The Dealers’ Dossier That Made It Into a Trade Deal
How FADA’s ground-truth playbook helped shape the India–EU FTA’s auto architecture—from a ministerial ask in mid-2025 to policy reality in January 2026.
Trade agreements are usually written in the language of tariffs and timelines. But their success is ultimately measured in the real economy—on factory floors, in supplier parks, and, crucially, in the dealership bays where consumers decide what they can afford, what they can maintain, and what they trust.
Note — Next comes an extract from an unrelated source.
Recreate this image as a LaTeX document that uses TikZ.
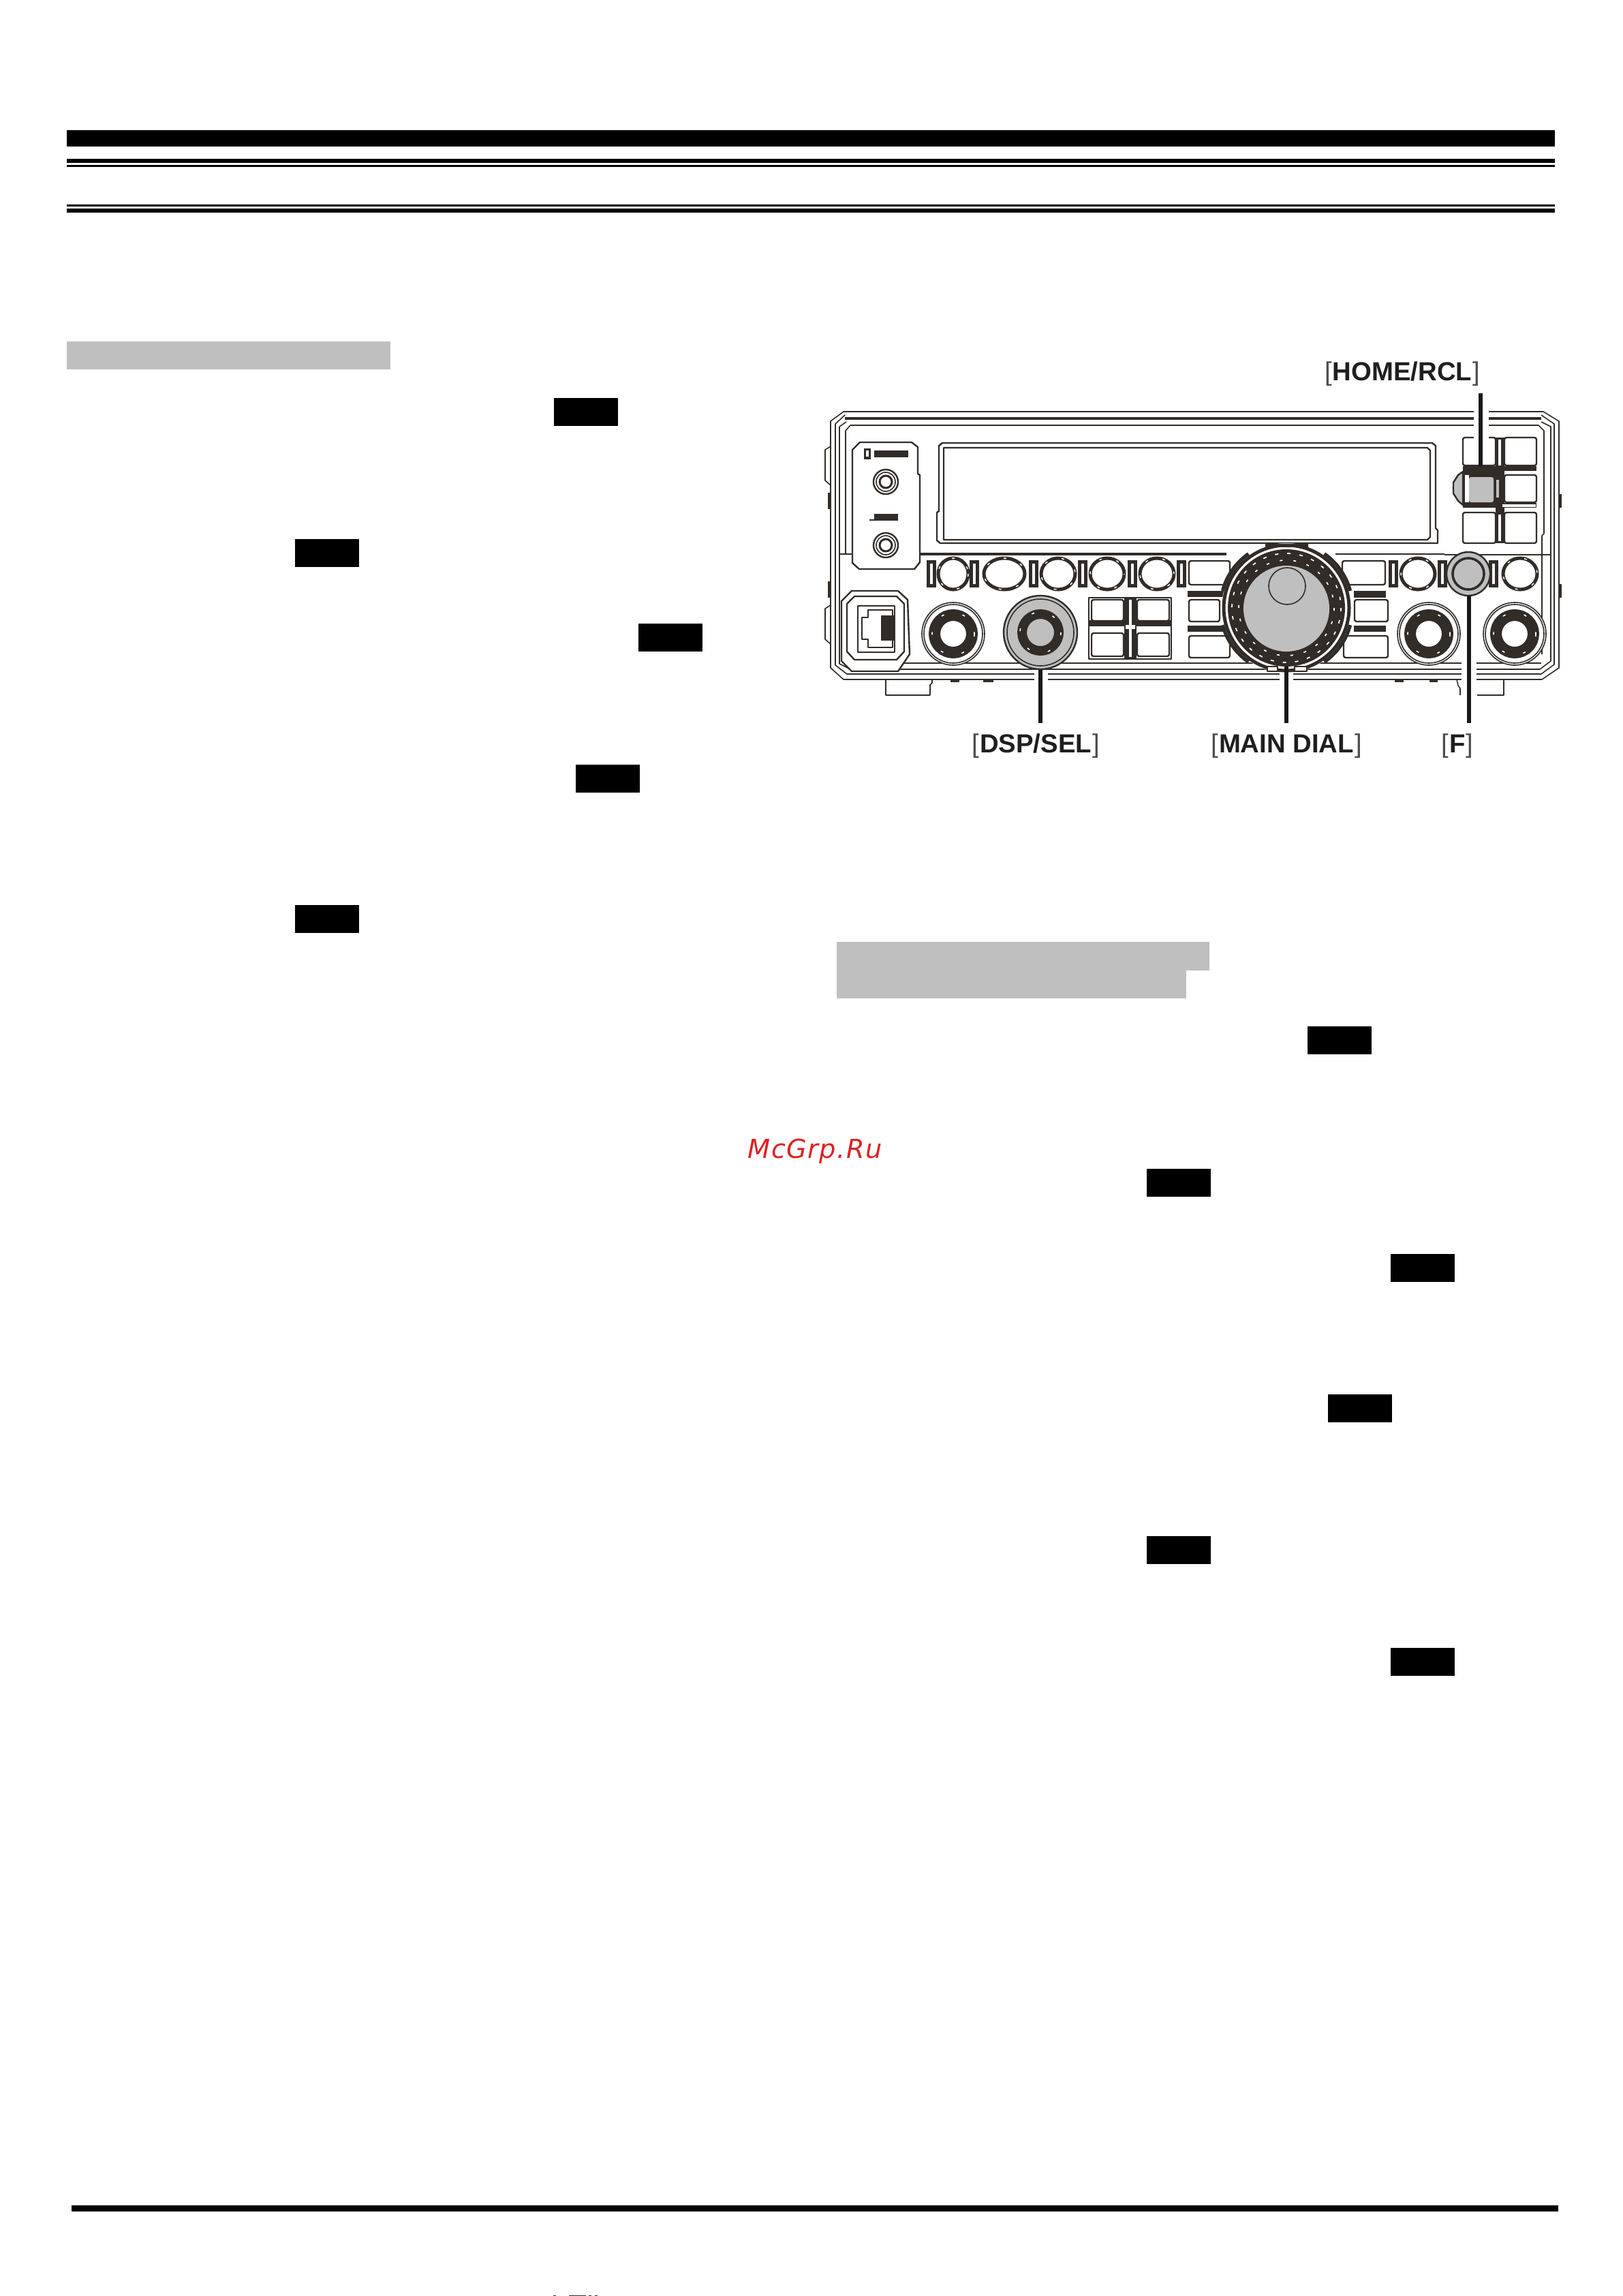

That’s why the India–EU FTA is more than a diplomatic milestone for the auto sector. It is a case study in something rarer: how a stakeholder group closest to the consumer—auto dealers—can influence the architecture of a mega trade deal when it brings data, discipline, and a market-stability lens to the table.
This is the behind-the-scenes story of how FADA’s recommendations—delivered as a structured research paper in July 2025, after a direct request from the Hon’ble Commerce & Industry Minister Shri Piyush Goyal during May–June 2025 engagements—found their way into the public contours of the deal announced in January 2026.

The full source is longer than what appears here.